There are some pytest plugins packaged for Fedora. A quick search gave me: python3-pytest-vcr python3-pytest-cov python3-pytest-mock python3-pytest-pep8 python3-pytest-spec python3-pytest-xdist python3-pytest-cache python3-pytest-watch python3-pytest-forked python3-pytest-runner python3-pytest-shutil python3-pytest-flakes python3-pytest-httpbin python3-pytest-relaxed python3-pytest-tornado python3-pytest-asyncio python3-pytest-testmon python3-pytest-timeout python3-pytest-catchlog python3-pytest-beakerlib python3-pytest-multihost python3-pytest-virtualenv python3-pytest-capturelog python3-pytest-sourceorder python3-pytest-faulthandler python3-pytest-fixture-config
Thank you. Indeed, it seems like packaging pytest plugins as OS packages is a thing.
@kvas-it Can you repack it for pip including the tests and LICENSE file?
I've created a pull request #10 (more or less copying the approach from https://github.com/pytest-dev/pytest-cov) -- does this look about right?
Thanks for pushing it to pip! Now the build runs the tests, but fail in the same manner as reported in #11. This is the build Log.
Yeah, the problem is that the tests of pytest-console-scripts
install a test package (TP) into the python environment that runs the tests and then run TP's tests that execute console scripts declared by TP's setup.py
. This approach works fine for disposable virtualenvs that Tox provides, but is not appropriate when running under system-wide python.
It seems like we'd need to create a temporary virtualenv specifically for testing and use that to run the inner tests. I guess if we can make the temporary virtualenv inherit pytest
and pytest-console-scripts
from the python installation that runs the outer tests, things would work out.
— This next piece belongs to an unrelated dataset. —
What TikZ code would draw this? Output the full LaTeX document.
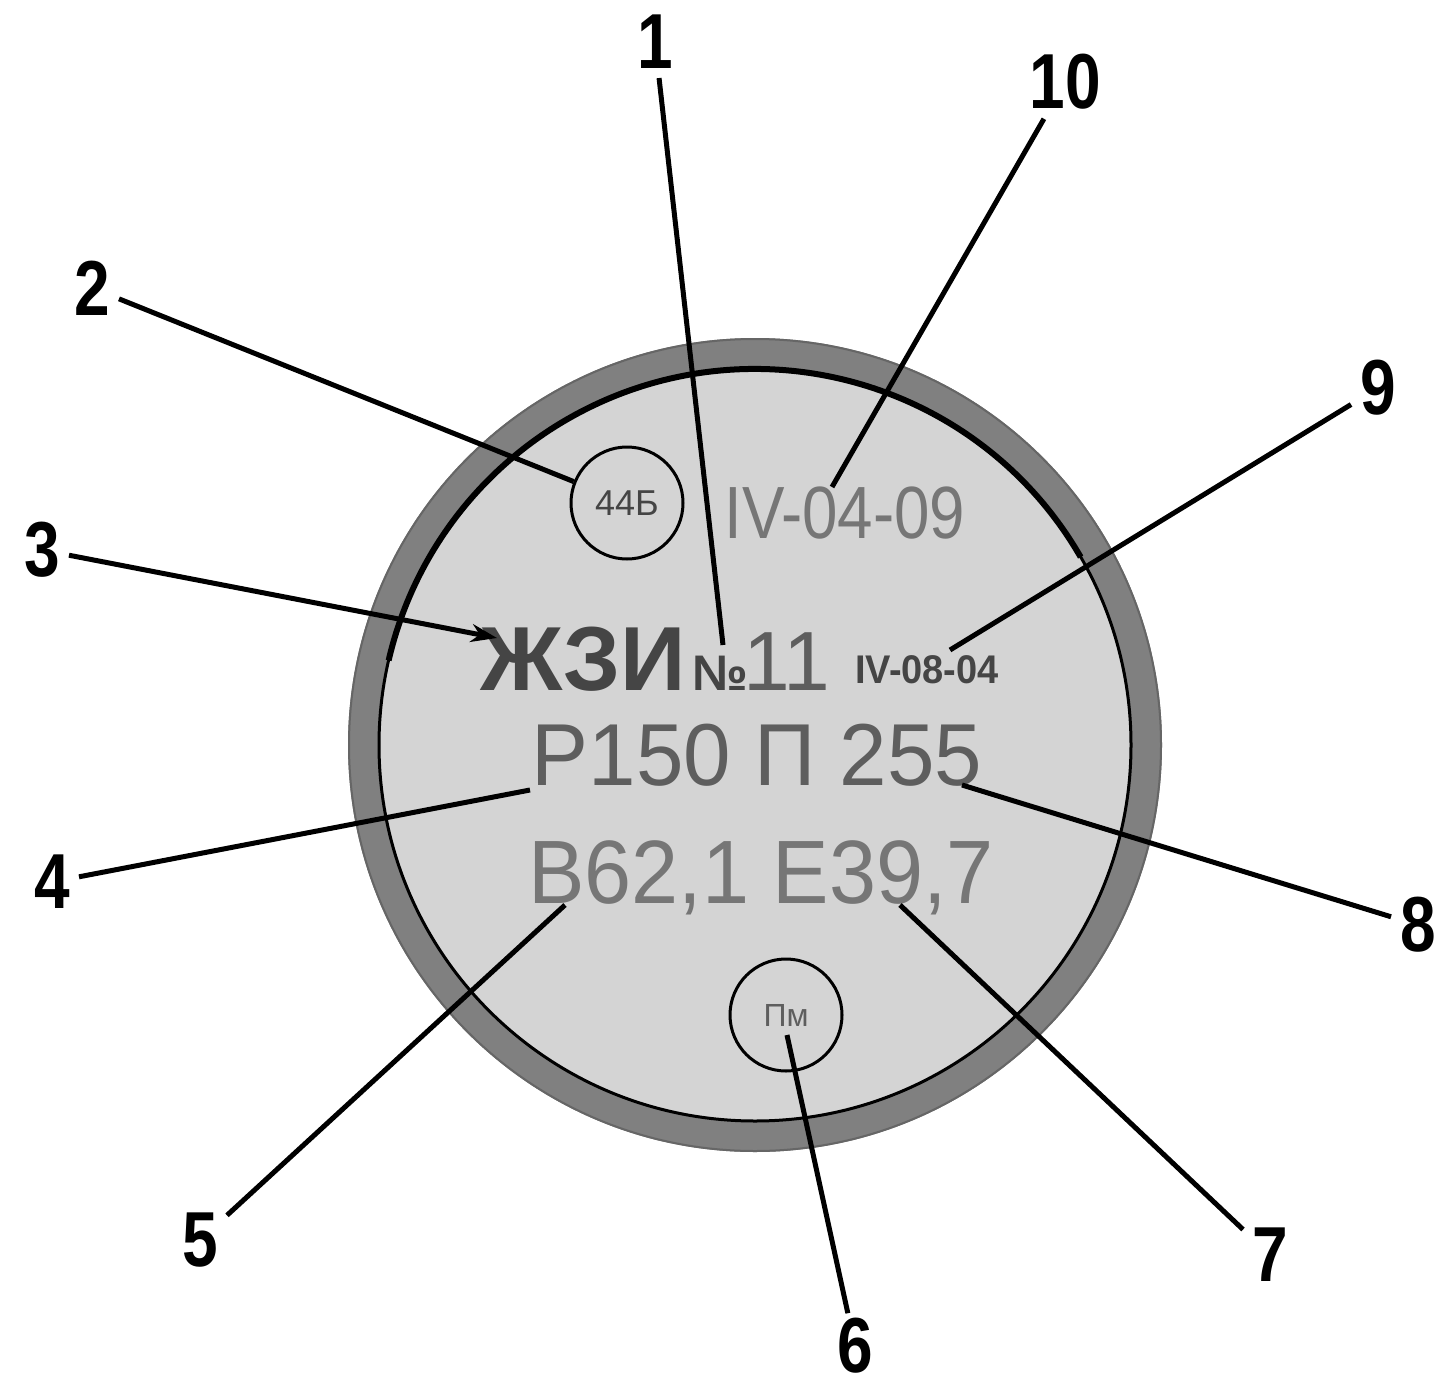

I can try to change this tests this way. Or maybe you have better ideas?
I'll also ask on the pytest-dev mailing list for the best practice regarding the setup of nested tests.
Using a temporary virtualenv to run the tests seems a way to fix them. I am not sure how well the Fedora build environment would handle the setup of such virtualenv, though.
I will try to take a look into the tests too.
How do other modules solve this?
It seems other pytest plugins are using pytest-virtualenv to generate a disposable virtualenv in their tests.
Thanks, Anderson, this seems like a good idea. I will check if I can install packages without hitting the internet (this would be undesirable for the unit tests IMO) and use this if it works.
@ansasaki #11 is solved and I have published a new version to pypi. Sorry for the long wait.
I've confirmed that Fedora does package this module: https://packages.fedoraproject.org/pkgs/python-pytest-console-scripts/python3-pytest-console-scripts/
It's up to packagers downstream to provide ports of open-source Python packages. Any issues preventing pytest-console-scripts from being packaged should be reported here.
I could not find a Fedora package for pytest-console-scripts. Can you package it for Fedora? A rpm spec file can be easily obtained using pyp2rpm which creates a spec file from the pip package.
If you are not interested, I can package it in Fedora, with your permission.